Сегодня наследник художественного авангарда 1920-х, чьи произведения хранят 54 музея (Третьяковка, Русский музей, Центр Помпиду, музеи США), - художник-легенда: он создал школу, существующую полвека, и вошел в историю как замечательный педагог и ниспровергатель канонов. Множество наград, включая Золотую медаль Римского фестиваля "Сетторе интернационале" (1970) и Большую Золотую медаль Итальянской академии современного искусства "За выдающиеся достижения и деятельность" (1971), а также премии Дженаццано, Монтекаттини, Ассоциации американских художников "Вудсток", Коммуны Венеция, Ассоциации культуры Кастель Маджоре. В мире Белютина знают как создателя уникальной системы воспитания творческих начал в художнике, единственной в практике мирового искусства школы формирования творческой индивидуальности.
Однако громкую известность ему, как и многим "альтернативным" мастерам его поколения, принес Манеж 1962 года. Точнее, разгром, устроенный там Никитой Хрущевым: обвинения раздались именно в адрес студийцев Белютина, среди которых был Эрнст Неизвестный. К началу 60-х "Новая реальность" объединяла около двух тысяч живописцев, графиков, архитекторов, скульпторов и дизайнеров. Из работ "белютинцев" создали революционную Таганскую выставку русских абстракционистов (ноябрь 1962-го) и первую выставку русского авангарда в Манеже, которая должна была пройти параллельно с экспозицией "XXX-летие МОСХ". После окрика генсека - репрессии со стороны Союза художников: "белютинцы" лишились права участвовать в любых официальных выставках, получать кисти, краски, холсты и мастерские. "Запрет на Белютина" продлился почти 30 лет - до декабря 1990-го, когда после извинений в партийной печати открылась грандиозная выставка "белютинцев" на весь Манеж: 400 участников, свыше 1000 произведений.

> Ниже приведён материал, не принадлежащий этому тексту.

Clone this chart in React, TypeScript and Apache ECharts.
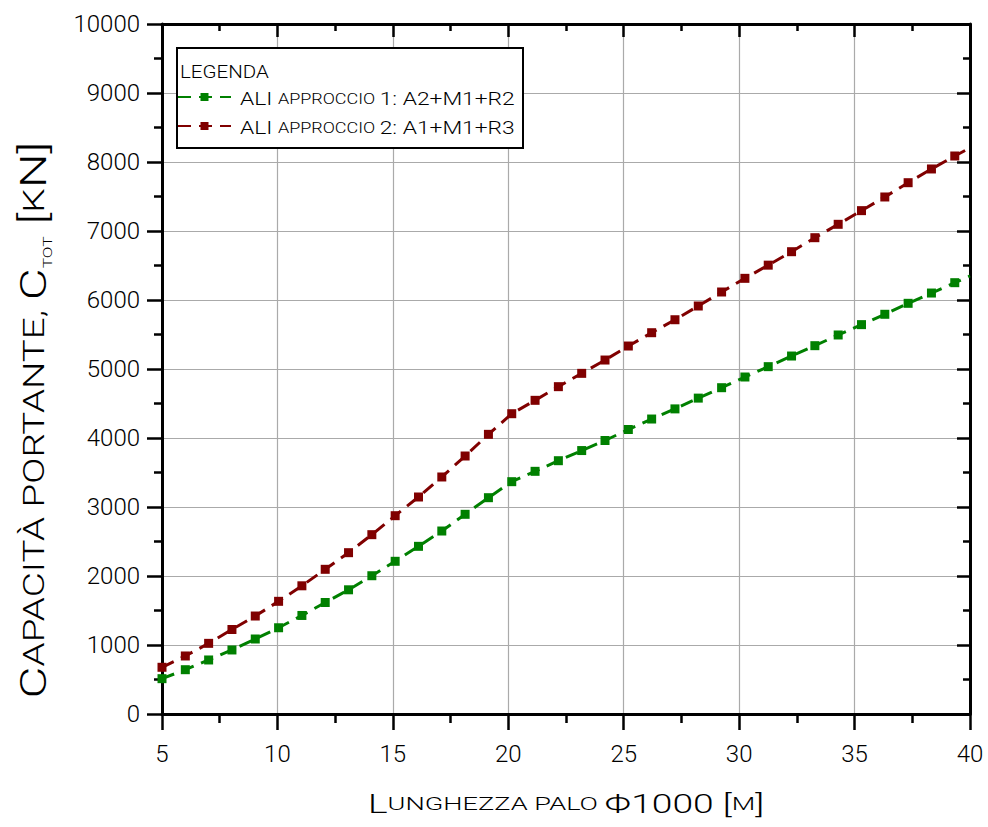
import React, { useEffect, useRef } from "react";
import * as echarts from "echarts";

const pileLengths = [
  5, 6.01, 7.02, 8.03, 9.04, 10.05, 11.06, 12.07, 13.08, 14.09, 15.1, 16.11,
  17.12, 18.13, 19.14, 20.15, 21.16, 22.17, 23.18, 24.19, 25.2, 26.21, 27.22,
  28.23, 29.24, 30.25, 31.26, 32.27, 33.28, 34.29, 35.3, 36.31, 37.32, 38.33,
  39.34,
];
const approach1 = [
  512, 642, 783, 928, 1087, 1250, 1428, 1616, 1800, 2004, 2213, 2430, 2652,
  2894, 3135, 3367, 3517, 3671, 3818, 3964, 4123, 4275, 4422, 4578, 4729, 4884,
  5034, 5188, 5338, 5493, 5643, 5793, 5952, 6101, 6251,
];
const approach2 = [
  677, 841, 1024, 1225, 1420, 1633, 1858, 2097, 2338, 2599, 2874, 3145, 3435,
  3739, 4053, 4352, 4546, 4744, 4937, 5130, 5333, 5526, 5714, 5913, 6116, 6314,
  6505, 6700, 6903, 7097, 7295, 7493, 7700, 7899, 8087,
];
// value where each curve meets the right border (x = 40)
const edgeX = 40;
const approach1Edge = 6348;
const approach2Edge = 8205;

const seriesNames = ["ALI approccio 1: A2+M1+R2", "ALI approccio 2: A1+M1+R3"];
const legendLabels = [
  "{b|ALI }{s|APPROCCIO }{b|1: A2+M1+R2}",
  "{b|ALI }{s|APPROCCIO }{b|2: A1+M1+R3}",
];

const FONT = "Roboto";

export default function App() {
  const ref = useRef<HTMLDivElement>(null);
  useEffect(() => {
    if (!ref.current) return;
    const chart = echarts.init(ref.current, undefined, { renderer: "svg" });
    const mk = (vals: number[], edge: number) => [
      ...vals.map((v, i) => [pileLengths[i], v]),
      { value: [edgeX, edge], symbol: "none" },
    ];
    const dash = [13, 8];
    const axisText = {
      color: "#000",
      fontFamily: FONT,
      fontWeight: 300 as any,
      fontSize: 24,
    };
    const black = (w: number) => ({ color: "#000", width: w });
    const legendBase = {
      show: true,
      orient: "vertical",
      left: 177,
      padding: 0,
      itemWidth: 53,
      itemHeight: 10,
      formatter: () => "",
      textStyle: { fontSize: 10, lineHeight: 10 },
      z: 10,
    };
    const legendRich = {
      b: { fontFamily: FONT, fontWeight: 300, fontSize: 19, fill: "#000", lineHeight: 22 },
      s: { fontFamily: FONT, fontWeight: 300, fontSize: 15, fill: "#000", lineHeight: 22 },
    };
    const option: any = {
      animation: false,
      backgroundColor: "#fff",
      grid: { left: 162, right: 18, top: 24, bottom: 113, containLabel: false },
      xAxis: [
        {
          type: "value",
          min: 5,
          max: 40,
          interval: 5,
          axisLine: { show: true, onZero: false, lineStyle: black(3) },
          axisTick: { show: true, inside: false, length: 16, lineStyle: black(2.5) },
          minorTick: { show: true, splitNumber: 2, length: 9, lineStyle: black(2.5) },
          axisLabel: { ...axisText, margin: 28 },
          splitLine: { show: true, lineStyle: { color: "#aaaaaa", width: 1.2 } },
        },
        {
          type: "value",
          position: "top",
          min: 5,
          max: 40,
          interval: 5,
          axisLine: { show: true, onZero: false, lineStyle: black(3) },
          axisTick: { show: true, inside: true, length: 13, lineStyle: black(2.5) },
          minorTick: { show: true, splitNumber: 2, length: 7, lineStyle: black(2.5) },
          axisLabel: { show: false },
          splitLine: { show: false },
        },
      ],
      yAxis: [
        {
          type: "value",
          min: 0,
          max: 10000,
          interval: 1000,
          axisLine: { show: true, onZero: false, lineStyle: black(3) },
          axisTick: { show: true, inside: false, length: 15, lineStyle: black(2.5) },
          minorTick: { show: true, splitNumber: 2, length: 8, lineStyle: black(2.5) },
          axisLabel: { ...axisText, margin: 22, formatter: (v: number) => String(v) },
          splitLine: { show: true, lineStyle: { color: "#aaaaaa", width: 1.2 } },
        },
        {
          type: "value",
          position: "right",
          min: 0,
          max: 10000,
          interval: 1000,
          axisLine: { show: true, onZero: false, lineStyle: black(3) },
          axisTick: { show: true, inside: true, length: 13, lineStyle: black(2.5) },
          minorTick: { show: true, splitNumber: 2, length: 7, lineStyle: black(2.5) },
          axisLabel: { show: false },
          splitLine: { show: false },
        },
      ],
      legend: [
        { ...legendBase, top: 93, data: [seriesNames[0]] },
        { ...legendBase, top: 122, data: [seriesNames[1]] },
      ],
      graphic: [
        {
          type: "rect",
          left: 176,
          top: 47,
          shape: { width: 346, height: 100 },
          style: { fill: "#fff", stroke: "#000", lineWidth: 2 },
          z: 5,
        },
        {
          type: "text",
          x: 180,
          y: 72,
          scaleX: 1.08,
          style: { text: "LEGENDA", fill: "#000", font: `300 19px ${FONT}`, verticalAlign: "middle" },
          z: 6,
        },
        {
          type: "text",
          x: 240,
          y: 99,
          scaleX: 1.2,
          style: { text: legendLabels[0], verticalAlign: "middle", fill: "#000", rich: legendRich },
          z: 6,
        },
        {
          type: "text",
          x: 240,
          y: 128,
          scaleX: 1.2,
          style: { text: legendLabels[1], verticalAlign: "middle", fill: "#000", rich: legendRich },
          z: 6,
        },
        {
          type: "text",
          x: 34,
          y: 420,
          rotation: Math.PI / 2,
          scaleX: 1.33,
          style: {
            text: "{b|C}{s|APACITÀ PORTANTE, }{b|C}{sub|TOT}{b| [}{s|K}{b|N]}",
            align: "center",
            verticalAlign: "middle",
            fill: "#000",
            rich: {
              b: { fontFamily: FONT, fontWeight: 300, fontSize: 37, fill: "#000", lineHeight: 40 },
              s: { fontFamily: FONT, fontWeight: 300, fontSize: 29, fill: "#000", lineHeight: 40 },
              sub: { fontFamily: FONT, fontWeight: 300, fontSize: 13, fill: "#000", lineHeight: 14, verticalAlign: "bottom" },
            },
          },
        },
        {
          type: "text",
          x: 566,
          y: 804,
          scaleX: 1.43,
          style: {
            text: "{b|L}{s|UNGHEZZA PALO }{b|Φ1000 [}{s|M}{b|]}",
            align: "center",
            verticalAlign: "middle",
            fill: "#000",
            rich: {
              b: { fontFamily: FONT, fontWeight: 300, fontSize: 26, fill: "#000", lineHeight: 30 },
              s: { fontFamily: FONT, fontWeight: 300, fontSize: 19, fill: "#000", lineHeight: 30 },
            },
          },
        },
      ],
      series: [
        {
          name: seriesNames[0],
          type: "line",
          xAxisIndex: 0,
          yAxisIndex: 0,
          data: mk(approach1, approach1Edge),
          symbol: "rect",
          symbolSize: 9,
          showAllSymbol: true,
          itemStyle: { color: "#008000" },
          lineStyle: { color: "#008000", width: 3, type: dash },
          z: 3,
        },
        {
          name: seriesNames[1],
          type: "line",
          xAxisIndex: 0,
          yAxisIndex: 0,
          data: mk(approach2, approach2Edge),
          symbol: "rect",
          symbolSize: 9,
          showAllSymbol: true,
          itemStyle: { color: "#800000" },
          lineStyle: { color: "#800000", width: 3, type: dash },
          z: 3,
        },
      ],
    };
    chart.setOption(option);
    return () => chart.dispose();
  }, []);
  return (
    <div
      ref={ref}
      style={{ position: "absolute", left: 0, top: 0, width: 988, height: 827 }}
    />
  );
}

До 1990-х Белютин оставался "невыездным", хотя за рубежом сменяли одна другую его персональные выставки; Польша и родина семьи Италия были наглухо закрыты. Когда он впервые смог выехать в США в 1991 году, встретил восторженный прием. Отзывы о его методе собраны в книге мастера, вышедшей к 50-летию студии, - "Искусство в тебе. Педагогическая система Элия Белютина. "Новая реальность-2004". Эту книгу он посвятил французскому писателю и искусствоведу Жану Кассу - "Черному Жану", создателю движения Сопротивления и Центра Жоржа Помпиду. Фундаментальное издание содержит воспоминания всей жизни и размышления о законах искусства, изложение системы обучения и рисунки. Здесь же письма, статьи и фрагменты книг его друзей и последователей в Европе и США, как, разумеется, и России. На реальном материале объяснен "феномен Белютина" - это понятие ввели в обиход французские критики еще в 1961 году, на Биеннале Парижа.
В основе белютинской методы - "теория всеобщей контактности", трактующая искусство как главное средство духовной компенсации в конфликте человека с окружающей средой. При чтении так и тянет взять краски и попробовать рисовать: система кажется ясной, легкой, особенно привлекает свобода самовыражения, за которую автор борется более полувека.